Rows from a dataset of charts and code:
________
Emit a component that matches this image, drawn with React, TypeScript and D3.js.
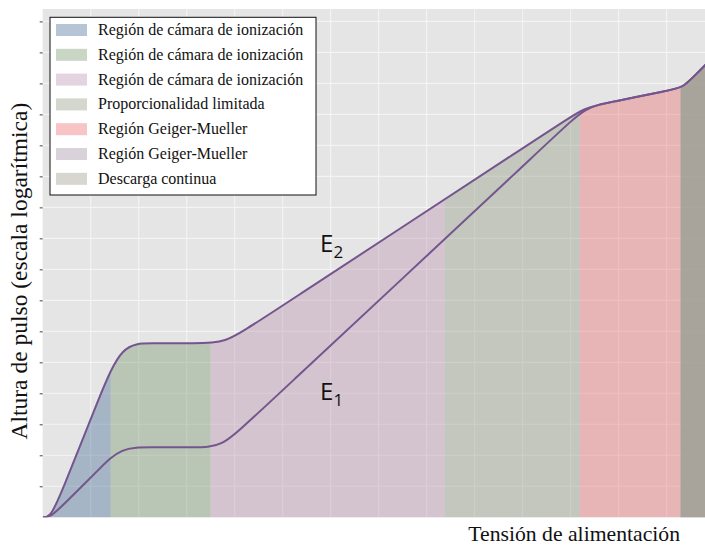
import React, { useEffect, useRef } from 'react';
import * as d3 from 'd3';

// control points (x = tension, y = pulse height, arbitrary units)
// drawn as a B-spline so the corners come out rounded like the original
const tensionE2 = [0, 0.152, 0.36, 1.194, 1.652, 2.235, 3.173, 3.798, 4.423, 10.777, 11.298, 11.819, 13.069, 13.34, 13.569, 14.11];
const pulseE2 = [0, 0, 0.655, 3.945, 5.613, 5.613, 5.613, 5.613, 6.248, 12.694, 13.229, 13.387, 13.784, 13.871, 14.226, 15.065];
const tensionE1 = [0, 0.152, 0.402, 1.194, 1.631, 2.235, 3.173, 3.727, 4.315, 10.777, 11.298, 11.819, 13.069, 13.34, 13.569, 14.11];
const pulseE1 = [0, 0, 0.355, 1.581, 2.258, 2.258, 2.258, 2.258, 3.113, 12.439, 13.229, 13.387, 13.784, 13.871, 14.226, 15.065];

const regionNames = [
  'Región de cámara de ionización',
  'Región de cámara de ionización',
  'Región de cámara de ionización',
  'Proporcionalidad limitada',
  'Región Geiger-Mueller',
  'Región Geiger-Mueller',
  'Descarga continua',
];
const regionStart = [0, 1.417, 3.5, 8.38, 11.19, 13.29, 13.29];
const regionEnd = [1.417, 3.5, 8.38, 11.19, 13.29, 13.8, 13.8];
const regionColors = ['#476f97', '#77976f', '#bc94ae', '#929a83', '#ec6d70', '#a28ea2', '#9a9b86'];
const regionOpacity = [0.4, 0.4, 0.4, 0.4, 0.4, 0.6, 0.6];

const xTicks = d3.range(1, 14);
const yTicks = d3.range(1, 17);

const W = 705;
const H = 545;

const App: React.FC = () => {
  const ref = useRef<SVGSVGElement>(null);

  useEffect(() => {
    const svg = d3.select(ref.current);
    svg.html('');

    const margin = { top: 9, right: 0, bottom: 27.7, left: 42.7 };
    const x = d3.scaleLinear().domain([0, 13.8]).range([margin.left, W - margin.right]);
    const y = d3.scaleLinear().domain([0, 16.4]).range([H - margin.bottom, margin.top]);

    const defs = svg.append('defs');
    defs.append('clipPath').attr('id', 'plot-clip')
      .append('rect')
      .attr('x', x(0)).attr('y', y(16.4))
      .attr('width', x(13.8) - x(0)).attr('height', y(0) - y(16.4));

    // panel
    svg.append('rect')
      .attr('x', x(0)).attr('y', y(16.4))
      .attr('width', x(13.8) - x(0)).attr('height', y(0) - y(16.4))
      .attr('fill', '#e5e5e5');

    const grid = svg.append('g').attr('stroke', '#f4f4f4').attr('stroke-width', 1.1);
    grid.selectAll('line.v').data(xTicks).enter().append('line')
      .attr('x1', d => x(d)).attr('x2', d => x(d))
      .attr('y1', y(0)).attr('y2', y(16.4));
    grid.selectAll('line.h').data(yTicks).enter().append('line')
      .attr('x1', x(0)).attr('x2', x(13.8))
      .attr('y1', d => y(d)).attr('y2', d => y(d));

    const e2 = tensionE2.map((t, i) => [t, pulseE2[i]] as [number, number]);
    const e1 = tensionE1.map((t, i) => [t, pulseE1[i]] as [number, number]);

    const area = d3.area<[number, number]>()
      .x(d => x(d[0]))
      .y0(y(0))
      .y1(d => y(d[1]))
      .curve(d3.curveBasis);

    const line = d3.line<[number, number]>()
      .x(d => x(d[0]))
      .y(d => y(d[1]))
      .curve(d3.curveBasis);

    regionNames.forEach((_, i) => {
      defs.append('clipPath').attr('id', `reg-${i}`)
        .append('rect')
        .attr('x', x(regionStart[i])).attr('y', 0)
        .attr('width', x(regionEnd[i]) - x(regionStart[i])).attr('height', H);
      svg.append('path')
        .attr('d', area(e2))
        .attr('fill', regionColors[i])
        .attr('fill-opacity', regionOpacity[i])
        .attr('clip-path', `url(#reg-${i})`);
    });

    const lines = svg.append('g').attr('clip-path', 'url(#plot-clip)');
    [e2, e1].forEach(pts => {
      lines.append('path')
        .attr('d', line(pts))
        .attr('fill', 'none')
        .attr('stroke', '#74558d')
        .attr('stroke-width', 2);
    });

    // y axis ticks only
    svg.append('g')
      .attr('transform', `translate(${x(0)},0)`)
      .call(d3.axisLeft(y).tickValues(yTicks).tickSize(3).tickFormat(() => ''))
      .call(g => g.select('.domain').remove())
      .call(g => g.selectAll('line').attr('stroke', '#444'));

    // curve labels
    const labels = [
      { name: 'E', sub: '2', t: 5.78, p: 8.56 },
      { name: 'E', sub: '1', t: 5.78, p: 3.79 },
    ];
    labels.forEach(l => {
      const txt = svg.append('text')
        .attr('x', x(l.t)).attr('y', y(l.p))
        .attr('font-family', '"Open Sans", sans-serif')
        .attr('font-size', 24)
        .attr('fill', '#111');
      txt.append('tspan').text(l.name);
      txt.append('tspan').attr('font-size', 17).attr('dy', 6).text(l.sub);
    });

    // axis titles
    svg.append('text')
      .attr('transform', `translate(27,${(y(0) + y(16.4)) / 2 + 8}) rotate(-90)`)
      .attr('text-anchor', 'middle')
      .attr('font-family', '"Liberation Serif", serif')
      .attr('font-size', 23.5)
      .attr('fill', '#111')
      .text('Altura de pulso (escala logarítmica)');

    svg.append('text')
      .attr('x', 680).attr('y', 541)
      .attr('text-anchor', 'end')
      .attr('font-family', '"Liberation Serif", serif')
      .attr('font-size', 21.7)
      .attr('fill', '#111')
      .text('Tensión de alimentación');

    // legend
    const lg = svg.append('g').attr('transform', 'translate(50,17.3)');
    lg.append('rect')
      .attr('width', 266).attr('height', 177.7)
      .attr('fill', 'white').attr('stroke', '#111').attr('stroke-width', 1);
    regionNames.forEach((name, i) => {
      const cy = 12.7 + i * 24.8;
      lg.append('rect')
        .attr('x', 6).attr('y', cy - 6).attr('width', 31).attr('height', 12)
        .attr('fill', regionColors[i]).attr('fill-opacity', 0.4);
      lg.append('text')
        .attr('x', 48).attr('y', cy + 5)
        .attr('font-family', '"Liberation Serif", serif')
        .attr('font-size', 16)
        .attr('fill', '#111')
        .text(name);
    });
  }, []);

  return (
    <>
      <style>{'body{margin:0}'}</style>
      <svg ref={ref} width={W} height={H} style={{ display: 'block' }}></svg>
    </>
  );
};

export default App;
________
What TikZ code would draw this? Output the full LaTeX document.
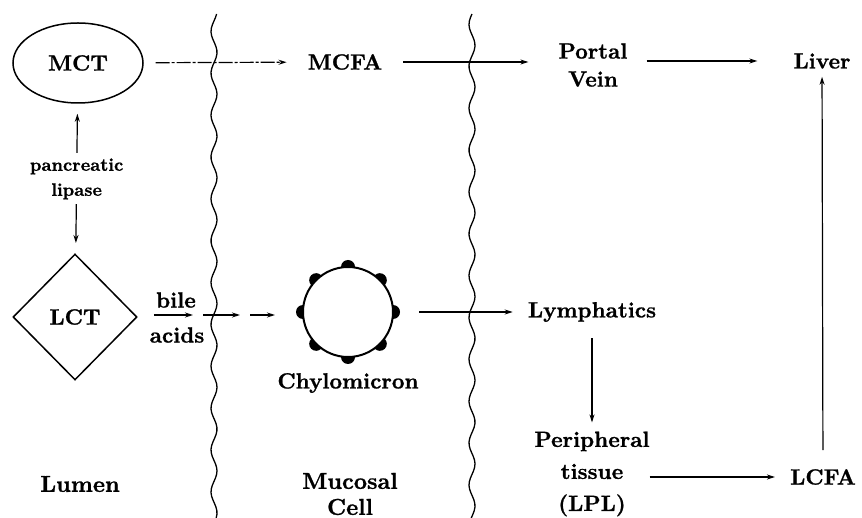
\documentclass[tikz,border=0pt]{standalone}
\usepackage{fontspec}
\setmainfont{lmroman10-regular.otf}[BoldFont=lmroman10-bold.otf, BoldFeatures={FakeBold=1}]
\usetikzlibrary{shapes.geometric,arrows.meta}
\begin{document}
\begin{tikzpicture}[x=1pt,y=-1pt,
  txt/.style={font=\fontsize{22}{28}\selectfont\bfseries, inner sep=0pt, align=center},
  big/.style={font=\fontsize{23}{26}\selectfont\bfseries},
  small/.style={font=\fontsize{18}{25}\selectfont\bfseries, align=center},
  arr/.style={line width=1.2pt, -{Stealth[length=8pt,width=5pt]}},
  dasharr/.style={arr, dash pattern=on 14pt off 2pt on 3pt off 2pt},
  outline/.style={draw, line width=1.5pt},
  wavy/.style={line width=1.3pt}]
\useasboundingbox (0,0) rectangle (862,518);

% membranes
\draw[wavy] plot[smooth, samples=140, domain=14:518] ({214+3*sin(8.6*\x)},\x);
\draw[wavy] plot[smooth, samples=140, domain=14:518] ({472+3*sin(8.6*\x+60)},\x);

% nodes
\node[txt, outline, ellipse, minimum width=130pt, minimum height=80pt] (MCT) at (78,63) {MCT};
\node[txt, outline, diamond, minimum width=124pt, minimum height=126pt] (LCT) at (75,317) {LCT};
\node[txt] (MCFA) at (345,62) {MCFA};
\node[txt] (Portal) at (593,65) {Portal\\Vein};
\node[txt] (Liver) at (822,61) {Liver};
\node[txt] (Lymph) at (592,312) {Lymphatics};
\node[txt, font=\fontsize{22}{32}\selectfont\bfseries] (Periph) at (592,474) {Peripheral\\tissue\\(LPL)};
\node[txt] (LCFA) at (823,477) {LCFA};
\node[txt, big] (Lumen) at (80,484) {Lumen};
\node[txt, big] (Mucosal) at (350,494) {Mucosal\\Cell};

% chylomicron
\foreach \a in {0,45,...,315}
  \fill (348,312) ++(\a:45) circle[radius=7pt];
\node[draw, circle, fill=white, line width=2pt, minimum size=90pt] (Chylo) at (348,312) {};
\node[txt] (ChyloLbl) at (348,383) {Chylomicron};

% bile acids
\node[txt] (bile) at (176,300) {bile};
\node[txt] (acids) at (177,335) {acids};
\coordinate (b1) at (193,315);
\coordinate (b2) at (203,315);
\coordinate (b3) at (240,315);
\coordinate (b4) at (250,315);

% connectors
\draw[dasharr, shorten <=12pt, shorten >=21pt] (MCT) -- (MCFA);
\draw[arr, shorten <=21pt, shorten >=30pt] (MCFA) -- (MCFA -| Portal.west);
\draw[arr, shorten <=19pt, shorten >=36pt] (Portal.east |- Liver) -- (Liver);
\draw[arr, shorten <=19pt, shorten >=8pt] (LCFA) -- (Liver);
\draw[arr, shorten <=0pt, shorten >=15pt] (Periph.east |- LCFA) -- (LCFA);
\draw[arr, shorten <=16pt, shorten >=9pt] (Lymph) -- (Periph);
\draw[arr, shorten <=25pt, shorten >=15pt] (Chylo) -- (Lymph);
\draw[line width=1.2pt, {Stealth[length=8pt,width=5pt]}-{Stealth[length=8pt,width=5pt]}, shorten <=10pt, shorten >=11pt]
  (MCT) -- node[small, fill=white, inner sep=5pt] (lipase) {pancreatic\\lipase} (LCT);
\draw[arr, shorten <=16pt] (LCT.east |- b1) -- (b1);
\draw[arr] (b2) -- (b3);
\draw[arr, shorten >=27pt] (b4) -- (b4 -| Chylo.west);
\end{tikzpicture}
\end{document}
________
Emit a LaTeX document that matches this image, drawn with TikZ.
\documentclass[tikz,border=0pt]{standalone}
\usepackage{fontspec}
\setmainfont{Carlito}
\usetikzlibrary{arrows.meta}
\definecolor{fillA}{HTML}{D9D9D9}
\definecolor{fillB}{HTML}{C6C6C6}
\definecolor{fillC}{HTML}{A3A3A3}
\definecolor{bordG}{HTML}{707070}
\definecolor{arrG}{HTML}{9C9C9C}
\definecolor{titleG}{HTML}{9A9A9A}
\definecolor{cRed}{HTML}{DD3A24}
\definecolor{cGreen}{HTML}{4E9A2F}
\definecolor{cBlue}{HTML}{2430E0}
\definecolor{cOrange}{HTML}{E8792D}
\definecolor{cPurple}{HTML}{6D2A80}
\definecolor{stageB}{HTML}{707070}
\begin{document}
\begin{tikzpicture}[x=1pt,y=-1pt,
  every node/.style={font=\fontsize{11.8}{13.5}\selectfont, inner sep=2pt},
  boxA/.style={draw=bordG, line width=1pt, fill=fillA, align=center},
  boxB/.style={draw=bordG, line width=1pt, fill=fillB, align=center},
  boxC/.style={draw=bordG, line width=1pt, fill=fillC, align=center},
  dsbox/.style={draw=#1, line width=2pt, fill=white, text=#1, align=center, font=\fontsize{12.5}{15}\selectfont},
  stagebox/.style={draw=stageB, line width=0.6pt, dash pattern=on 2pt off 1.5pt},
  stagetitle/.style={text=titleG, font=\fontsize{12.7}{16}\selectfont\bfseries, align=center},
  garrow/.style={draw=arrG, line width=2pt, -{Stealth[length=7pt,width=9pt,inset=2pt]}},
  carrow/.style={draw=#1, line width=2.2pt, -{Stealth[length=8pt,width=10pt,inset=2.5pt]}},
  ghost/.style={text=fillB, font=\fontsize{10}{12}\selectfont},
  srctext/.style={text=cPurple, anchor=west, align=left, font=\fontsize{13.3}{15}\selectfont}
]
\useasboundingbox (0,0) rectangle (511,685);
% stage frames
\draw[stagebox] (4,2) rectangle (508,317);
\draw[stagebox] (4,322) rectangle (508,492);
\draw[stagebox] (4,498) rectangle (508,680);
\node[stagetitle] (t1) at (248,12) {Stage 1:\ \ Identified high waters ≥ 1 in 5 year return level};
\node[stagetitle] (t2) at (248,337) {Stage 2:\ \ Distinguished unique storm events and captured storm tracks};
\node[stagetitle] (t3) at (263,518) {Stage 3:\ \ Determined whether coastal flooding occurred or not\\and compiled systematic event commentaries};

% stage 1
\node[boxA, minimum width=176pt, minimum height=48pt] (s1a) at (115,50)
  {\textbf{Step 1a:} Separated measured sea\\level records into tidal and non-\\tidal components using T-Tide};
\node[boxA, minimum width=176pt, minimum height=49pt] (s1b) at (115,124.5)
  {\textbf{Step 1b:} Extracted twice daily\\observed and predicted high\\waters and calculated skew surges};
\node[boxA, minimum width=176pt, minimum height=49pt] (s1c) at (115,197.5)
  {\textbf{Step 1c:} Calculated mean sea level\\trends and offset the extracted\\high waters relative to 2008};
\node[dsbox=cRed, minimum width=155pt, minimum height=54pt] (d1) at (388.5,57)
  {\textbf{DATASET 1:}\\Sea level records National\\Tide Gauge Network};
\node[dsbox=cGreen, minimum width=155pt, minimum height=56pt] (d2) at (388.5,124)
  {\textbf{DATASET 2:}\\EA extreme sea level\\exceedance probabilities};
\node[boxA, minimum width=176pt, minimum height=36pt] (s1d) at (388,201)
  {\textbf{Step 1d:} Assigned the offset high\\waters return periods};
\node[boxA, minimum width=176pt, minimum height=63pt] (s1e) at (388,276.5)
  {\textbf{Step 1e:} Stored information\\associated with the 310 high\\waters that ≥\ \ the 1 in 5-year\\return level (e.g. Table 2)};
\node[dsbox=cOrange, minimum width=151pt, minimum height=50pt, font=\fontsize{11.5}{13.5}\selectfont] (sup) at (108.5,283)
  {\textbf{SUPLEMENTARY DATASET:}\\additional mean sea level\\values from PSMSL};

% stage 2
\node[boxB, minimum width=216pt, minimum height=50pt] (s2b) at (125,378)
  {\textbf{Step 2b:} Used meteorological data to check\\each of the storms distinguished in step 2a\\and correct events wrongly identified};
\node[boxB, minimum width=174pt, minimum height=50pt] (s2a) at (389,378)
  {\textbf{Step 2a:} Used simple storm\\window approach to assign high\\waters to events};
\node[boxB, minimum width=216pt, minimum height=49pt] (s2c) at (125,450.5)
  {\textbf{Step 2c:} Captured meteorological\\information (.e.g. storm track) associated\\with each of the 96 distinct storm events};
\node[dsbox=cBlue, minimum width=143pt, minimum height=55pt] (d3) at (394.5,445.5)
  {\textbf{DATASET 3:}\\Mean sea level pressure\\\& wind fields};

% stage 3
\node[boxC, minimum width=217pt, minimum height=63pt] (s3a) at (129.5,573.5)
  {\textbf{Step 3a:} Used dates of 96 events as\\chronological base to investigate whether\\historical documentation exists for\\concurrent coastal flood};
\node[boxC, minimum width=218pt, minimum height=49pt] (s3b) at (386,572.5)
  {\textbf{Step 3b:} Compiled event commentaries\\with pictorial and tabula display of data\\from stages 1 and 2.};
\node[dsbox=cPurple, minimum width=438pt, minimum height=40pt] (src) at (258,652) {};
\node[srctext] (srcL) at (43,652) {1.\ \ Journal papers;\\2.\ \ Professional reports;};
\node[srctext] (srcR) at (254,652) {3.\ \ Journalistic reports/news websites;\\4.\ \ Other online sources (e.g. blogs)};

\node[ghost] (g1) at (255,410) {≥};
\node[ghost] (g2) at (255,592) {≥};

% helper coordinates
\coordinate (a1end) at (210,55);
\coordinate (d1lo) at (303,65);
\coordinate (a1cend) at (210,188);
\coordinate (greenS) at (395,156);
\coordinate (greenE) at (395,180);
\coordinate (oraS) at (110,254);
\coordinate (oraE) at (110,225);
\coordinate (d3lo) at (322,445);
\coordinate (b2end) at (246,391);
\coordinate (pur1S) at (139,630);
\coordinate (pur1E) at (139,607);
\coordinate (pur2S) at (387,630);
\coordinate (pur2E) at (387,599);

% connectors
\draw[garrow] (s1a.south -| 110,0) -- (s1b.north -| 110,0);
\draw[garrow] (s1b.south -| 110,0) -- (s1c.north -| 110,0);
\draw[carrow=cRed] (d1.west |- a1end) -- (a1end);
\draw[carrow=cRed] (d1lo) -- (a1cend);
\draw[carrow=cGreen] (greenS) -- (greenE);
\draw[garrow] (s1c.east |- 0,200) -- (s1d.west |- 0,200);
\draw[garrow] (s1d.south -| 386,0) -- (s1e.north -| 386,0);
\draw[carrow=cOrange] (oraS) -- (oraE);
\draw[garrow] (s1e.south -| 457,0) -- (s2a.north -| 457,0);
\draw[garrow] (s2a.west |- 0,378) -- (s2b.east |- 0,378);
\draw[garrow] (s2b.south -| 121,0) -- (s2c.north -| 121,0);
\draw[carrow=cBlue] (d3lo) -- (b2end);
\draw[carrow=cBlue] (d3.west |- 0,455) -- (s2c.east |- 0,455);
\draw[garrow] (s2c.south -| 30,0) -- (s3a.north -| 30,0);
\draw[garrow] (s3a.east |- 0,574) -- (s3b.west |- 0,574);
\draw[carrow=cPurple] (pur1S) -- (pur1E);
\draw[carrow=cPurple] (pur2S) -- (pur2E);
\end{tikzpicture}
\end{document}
________
SHORT PROBLEM: Give again, word for word, the part that opens with the line containing "Emit a component" and closes with the one containing "import * as d3 from 'd3';". Include both of those lines and skip all pictures.

EXERCISE SOLUTION:
Emit a component that matches this image, drawn with React, TypeScript and D3.js.
import React, { useEffect, useRef } from 'react';
import * as d3 from 'd3';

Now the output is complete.